(Data shown):
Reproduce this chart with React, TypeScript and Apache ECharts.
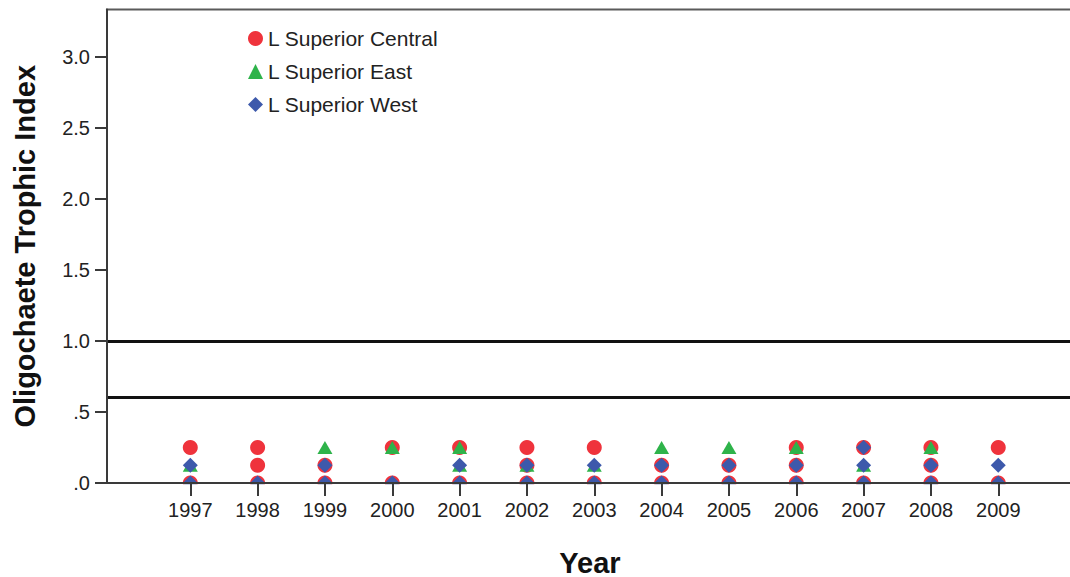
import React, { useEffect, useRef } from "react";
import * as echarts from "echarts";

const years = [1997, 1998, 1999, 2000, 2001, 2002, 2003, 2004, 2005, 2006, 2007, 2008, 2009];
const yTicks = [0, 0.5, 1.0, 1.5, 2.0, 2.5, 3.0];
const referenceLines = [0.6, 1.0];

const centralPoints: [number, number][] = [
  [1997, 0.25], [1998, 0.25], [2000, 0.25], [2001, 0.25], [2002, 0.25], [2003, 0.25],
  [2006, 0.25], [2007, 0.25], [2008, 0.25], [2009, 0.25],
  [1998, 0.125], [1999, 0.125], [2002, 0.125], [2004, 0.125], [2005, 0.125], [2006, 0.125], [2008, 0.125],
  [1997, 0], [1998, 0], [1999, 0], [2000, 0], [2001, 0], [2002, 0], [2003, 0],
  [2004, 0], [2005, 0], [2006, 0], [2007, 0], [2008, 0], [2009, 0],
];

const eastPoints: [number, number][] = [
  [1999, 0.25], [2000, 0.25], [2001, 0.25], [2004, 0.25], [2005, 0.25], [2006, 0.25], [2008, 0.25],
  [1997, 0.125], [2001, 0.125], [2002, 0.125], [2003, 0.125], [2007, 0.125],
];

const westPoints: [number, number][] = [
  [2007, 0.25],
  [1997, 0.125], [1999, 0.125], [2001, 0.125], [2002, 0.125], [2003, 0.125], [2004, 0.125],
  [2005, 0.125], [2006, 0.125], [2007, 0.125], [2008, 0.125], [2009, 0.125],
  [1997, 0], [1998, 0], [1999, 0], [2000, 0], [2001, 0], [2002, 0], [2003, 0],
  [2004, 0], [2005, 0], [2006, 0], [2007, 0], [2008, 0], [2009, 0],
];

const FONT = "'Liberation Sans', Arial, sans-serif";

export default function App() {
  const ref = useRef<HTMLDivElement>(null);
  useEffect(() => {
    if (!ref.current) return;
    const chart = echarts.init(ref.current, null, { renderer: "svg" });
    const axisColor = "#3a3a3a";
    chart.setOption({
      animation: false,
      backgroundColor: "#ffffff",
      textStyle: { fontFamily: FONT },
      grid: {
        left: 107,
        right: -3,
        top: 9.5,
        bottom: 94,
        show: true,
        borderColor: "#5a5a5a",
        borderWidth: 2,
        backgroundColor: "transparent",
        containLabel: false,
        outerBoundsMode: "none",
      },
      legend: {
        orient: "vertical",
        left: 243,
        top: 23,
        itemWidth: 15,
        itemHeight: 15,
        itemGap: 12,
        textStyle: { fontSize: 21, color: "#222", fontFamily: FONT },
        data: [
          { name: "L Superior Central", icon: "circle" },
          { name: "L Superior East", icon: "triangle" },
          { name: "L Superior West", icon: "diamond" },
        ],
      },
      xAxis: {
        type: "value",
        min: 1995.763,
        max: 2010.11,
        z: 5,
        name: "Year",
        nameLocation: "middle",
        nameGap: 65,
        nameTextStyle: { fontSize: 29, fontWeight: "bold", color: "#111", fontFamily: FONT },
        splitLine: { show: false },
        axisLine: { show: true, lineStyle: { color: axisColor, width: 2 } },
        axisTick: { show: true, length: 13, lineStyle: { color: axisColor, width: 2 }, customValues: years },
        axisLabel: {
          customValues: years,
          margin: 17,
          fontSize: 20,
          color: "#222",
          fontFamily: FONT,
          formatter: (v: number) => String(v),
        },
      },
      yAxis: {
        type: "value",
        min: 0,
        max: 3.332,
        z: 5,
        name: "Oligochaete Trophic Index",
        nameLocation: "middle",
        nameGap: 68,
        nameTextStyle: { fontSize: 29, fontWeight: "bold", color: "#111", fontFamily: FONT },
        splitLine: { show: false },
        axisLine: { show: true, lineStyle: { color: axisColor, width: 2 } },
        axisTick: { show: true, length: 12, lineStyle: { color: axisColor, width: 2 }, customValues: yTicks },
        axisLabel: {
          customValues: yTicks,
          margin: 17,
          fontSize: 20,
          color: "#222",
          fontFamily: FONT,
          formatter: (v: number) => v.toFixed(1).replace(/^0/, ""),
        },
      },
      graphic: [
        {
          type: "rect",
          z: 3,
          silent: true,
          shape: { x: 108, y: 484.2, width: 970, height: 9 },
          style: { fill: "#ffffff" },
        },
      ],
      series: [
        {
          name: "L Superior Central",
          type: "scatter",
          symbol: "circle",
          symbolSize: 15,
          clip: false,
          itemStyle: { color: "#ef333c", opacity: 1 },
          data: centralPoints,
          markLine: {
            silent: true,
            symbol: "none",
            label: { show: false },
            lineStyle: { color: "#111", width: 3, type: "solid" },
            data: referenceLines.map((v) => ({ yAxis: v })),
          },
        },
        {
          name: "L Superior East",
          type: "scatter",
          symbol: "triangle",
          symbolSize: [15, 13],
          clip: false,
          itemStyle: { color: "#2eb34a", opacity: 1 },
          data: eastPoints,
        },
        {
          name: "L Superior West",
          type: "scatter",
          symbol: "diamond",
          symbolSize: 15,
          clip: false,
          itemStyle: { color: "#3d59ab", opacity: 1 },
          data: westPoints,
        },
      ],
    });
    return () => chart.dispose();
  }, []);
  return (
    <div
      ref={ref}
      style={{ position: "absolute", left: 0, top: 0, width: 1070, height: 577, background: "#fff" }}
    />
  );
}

(Problem description):
Would you return the data exactly as written, without the pictures?

(Response to this exercise):
Reproduce this chart with React, TypeScript and Apache ECharts.
import React, { useEffect, useRef } from "react";
import * as echarts from "echarts";

const years = [1997, 1998, 1999, 2000, 2001, 2002, 2003, 2004, 2005, 2006, 2007, 2008, 2009];
const yTicks = [0, 0.5, 1.0, 1.5, 2.0, 2.5, 3.0];
const referenceLines = [0.6, 1.0];

const centralPoints: [number, number][] = [
  [1997, 0.25], [1998, 0.25], [2000, 0.25], [2001, 0.25], [2002, 0.25], [2003, 0.25],
  [2006, 0.25], [2007, 0.25], [2008, 0.25], [2009, 0.25],
  [1998, 0.125], [1999, 0.125], [2002, 0.125], [2004, 0.125], [2005, 0.125], [2006, 0.125], [2008, 0.125],
  [1997, 0], [1998, 0], [1999, 0], [2000, 0], [2001, 0], [2002, 0], [2003, 0],
  [2004, 0], [2005, 0], [2006, 0], [2007, 0], [2008, 0], [2009, 0],
];

const eastPoints: [number, number][] = [
  [1999, 0.25], [2000, 0.25], [2001, 0.25], [2004, 0.25], [2005, 0.25], [2006, 0.25], [2008, 0.25],
  [1997, 0.125], [2001, 0.125], [2002, 0.125], [2003, 0.125], [2007, 0.125],
];

const westPoints: [number, number][] = [
  [2007, 0.25],
  [1997, 0.125], [1999, 0.125], [2001, 0.125], [2002, 0.125], [2003, 0.125], [2004, 0.125],
  [2005, 0.125], [2006, 0.125], [2007, 0.125], [2008, 0.125], [2009, 0.125],
  [1997, 0], [1998, 0], [1999, 0], [2000, 0], [2001, 0], [2002, 0], [2003, 0],
  [2004, 0], [2005, 0], [2006, 0], [2007, 0], [2008, 0], [2009, 0],
];

const FONT = "'Liberation Sans', Arial, sans-serif";

export default function App() {
  const ref = useRef<HTMLDivElement>(null);
  useEffect(() => {
    if (!ref.current) return;
    const chart = echarts.init(ref.current, null, { renderer: "svg" });
    const axisColor = "#3a3a3a";
    chart.setOption({
      animation: false,
      backgroundColor: "#ffffff",
      textStyle: { fontFamily: FONT },
      grid: {
        left: 107,
        right: -3,
        top: 9.5,
        bottom: 94,
        show: true,
        borderColor: "#5a5a5a",
        borderWidth: 2,
        backgroundColor: "transparent",
        containLabel: false,
        outerBoundsMode: "none",
      },
      legend: {
        orient: "vertical",
        left: 243,
        top: 23,
        itemWidth: 15,
        itemHeight: 15,
        itemGap: 12,
        textStyle: { fontSize: 21, color: "#222", fontFamily: FONT },
        data: [
          { name: "L Superior Central", icon: "circle" },
          { name: "L Superior East", icon: "triangle" },
          { name: "L Superior West", icon: "diamond" },
        ],
      },
      xAxis: {
        type: "value",
        min: 1995.763,
        max: 2010.11,
        z: 5,
        name: "Year",
        nameLocation: "middle",
        nameGap: 65,
        nameTextStyle: { fontSize: 29, fontWeight: "bold", color: "#111", fontFamily: FONT },
        splitLine: { show: false },
        axisLine: { show: true, lineStyle: { color: axisColor, width: 2 } },
        axisTick: { show: true, length: 13, lineStyle: { color: axisColor, width: 2 }, customValues: years },
        axisLabel: {
          customValues: years,
          margin: 17,
          fontSize: 20,
          color: "#222",
          fontFamily: FONT,
          formatter: (v: number) => String(v),
        },
      },
      yAxis: {
        type: "value",
        min: 0,
        max: 3.332,
        z: 5,
        name: "Oligochaete Trophic Index",
        nameLocation: "middle",
        nameGap: 68,
        nameTextStyle: { fontSize: 29, fontWeight: "bold", color: "#111", fontFamily: FONT },
        splitLine: { show: false },
        axisLine: { show: true, lineStyle: { color: axisColor, width: 2 } },
        axisTick: { show: true, length: 12, lineStyle: { color: axisColor, width: 2 }, customValues: yTicks },
        axisLabel: {
          customValues: yTicks,
          margin: 17,
          fontSize: 20,
          color: "#222",
          fontFamily: FONT,
          formatter: (v: number) => v.toFixed(1).replace(/^0/, ""),
        },
      },
      graphic: [
        {
          type: "rect",
          z: 3,
          silent: true,
          shape: { x: 108, y: 484.2, width: 970, height: 9 },
          style: { fill: "#ffffff" },
        },
      ],
      series: [
        {
          name: "L Superior Central",
          type: "scatter",
          symbol: "circle",
          symbolSize: 15,
          clip: false,
          itemStyle: { color: "#ef333c", opacity: 1 },
          data: centralPoints,
          markLine: {
            silent: true,
            symbol: "none",
            label: { show: false },
            lineStyle: { color: "#111", width: 3, type: "solid" },
            data: referenceLines.map((v) => ({ yAxis: v })),
          },
        },
        {
          name: "L Superior East",
          type: "scatter",
          symbol: "triangle",
          symbolSize: [15, 13],
          clip: false,
          itemStyle: { color: "#2eb34a", opacity: 1 },
          data: eastPoints,
        },
        {
          name: "L Superior West",
          type: "scatter",
          symbol: "diamond",
          symbolSize: 15,
          clip: false,
          itemStyle: { color: "#3d59ab", opacity: 1 },
          data: westPoints,
        },
      ],
    });
    return () => chart.dispose();
  }, []);
  return (
    <div
      ref={ref}
      style={{ position: "absolute", left: 0, top: 0, width: 1070, height: 577, background: "#fff" }}
    />
  );
}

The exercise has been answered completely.